Some progress on protecting biometric templates, evaluating methods
As biometric templates are more widely enrolled, stored and used, and the methods used to attack the privacy of people and the security of systems advance, ways to protect those templates are evolving, and were discussed in the recent Biometrics Workshop in Martigny, Switzerland.
The European Association for Biometrics organized the hybrid event in collaboration with the Center for Identification Technology Research (CITeR), and it was held at the Idiap Research Institute.
Evaluating biometric template protection
Dr. Marta Gomez-Barrero of Hochschule Ansbach kicked off the topic with a keynote on the ‘Evaluation of Template Protection Schemes.’
Gomez-Barrero noted the importance of template privacy protection for GDPR compliance, a topic recently explored in some depth by the EAB, and other countries are following suit.
The belief that biometric data cannot be extracted from templates, commonly-held ten or more years ago, has been exploded, Gomez-Barrero says. Hill-Climbing is presented as an example of inverse biometrics attacks. Similarly, cross-matching attacks can theoretically break biometric security with stolen templates.
For templates to preserve privacy, they should reveal no information about the subject, be irreversible, unlinkable and renewable. These characteristics are reflected in the ISO/IEC 24745 standard. Gomez-Barrero also explained the difference between the latter two.
From there, the presentation explored how biometric templates can be protected, and what kinds of cryptography can help.
The pseudonymous identifier framework set out in the ISO standard describes a two-stage conversion to protect templates.
Evaluations of template security schemes should, like academic research in general, start with public baseline systems, according to Gomez-Barrero, along with public databases, what the attacker knows, and the evaluation protocol.
ISO requirements for accuracy, irreversibility, unlinkability, robustness to cross-matching attacks, and computational load increase. The latter, Gomez-Barrero says, is “especially important for approaches based, for instance, on homomorphic encryption.” Each analysis was explained in some detail, and several new concepts, such as “semi-linkable” biometrics introduced.
The importance of choosing “proper” keys is well known in cryptography, but must also be heeded in biometrics, Gomez-Barrero emphasized.
This part of the presentation catered to the large portion of the EAB, CITeR and Idiap audience comfortable with formulas for advanced metrics and the graphs that accompany them.
Innovations on offer
Ideas from the commercial developers, academia and research bodies to protect the privacy and security of biometric templates followed.

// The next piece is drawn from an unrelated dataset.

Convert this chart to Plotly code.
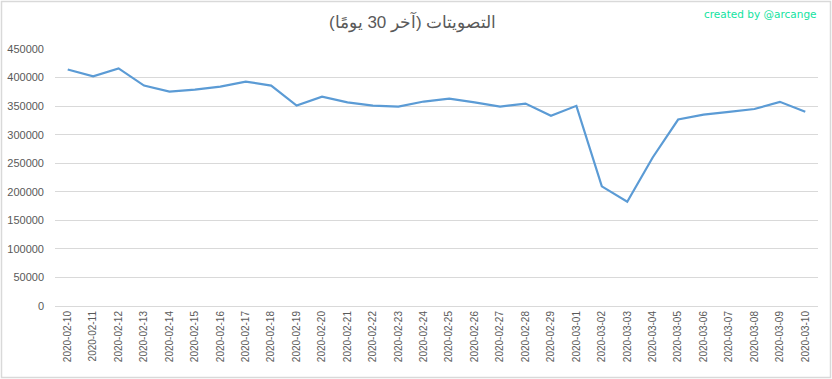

Tech5 Co-founder, Chairman and CTO Rahul Parthe presented the company’s printed cryptograph, Erik Guoqiang Li of Mobai spoke about homomorphic encryption, and Lennig Pedron of Trust Valley Switzerland initiative Tech4Trust introduced the public-private partnership’s development hubs. The Tech4Trust runs a 6-month acceleration program for technology projects to enhance trust, including with biometrics. Applications for the next cohort of startups are open now.
Christian Rathgeb of Hochschule Darmstadt discussed biometric cryptosystems, Johannes Ernst of University of St. Gallen presented the concept of “function-hiding inner-product functional encryption,” which allows the evaluation of the “inner-product of two encrypted or hidden vectors,” which can be used in biometric authentication. Hatef Otroshi of Idiap spoke about how deep facial templates can be inverted to reveal biometric data using face generation with StyleGAN, and Norman Poh of Trust Stamp gave a talk on the use of biometrically-bound credentials to perform transactions over the internet without exchanging biometric material.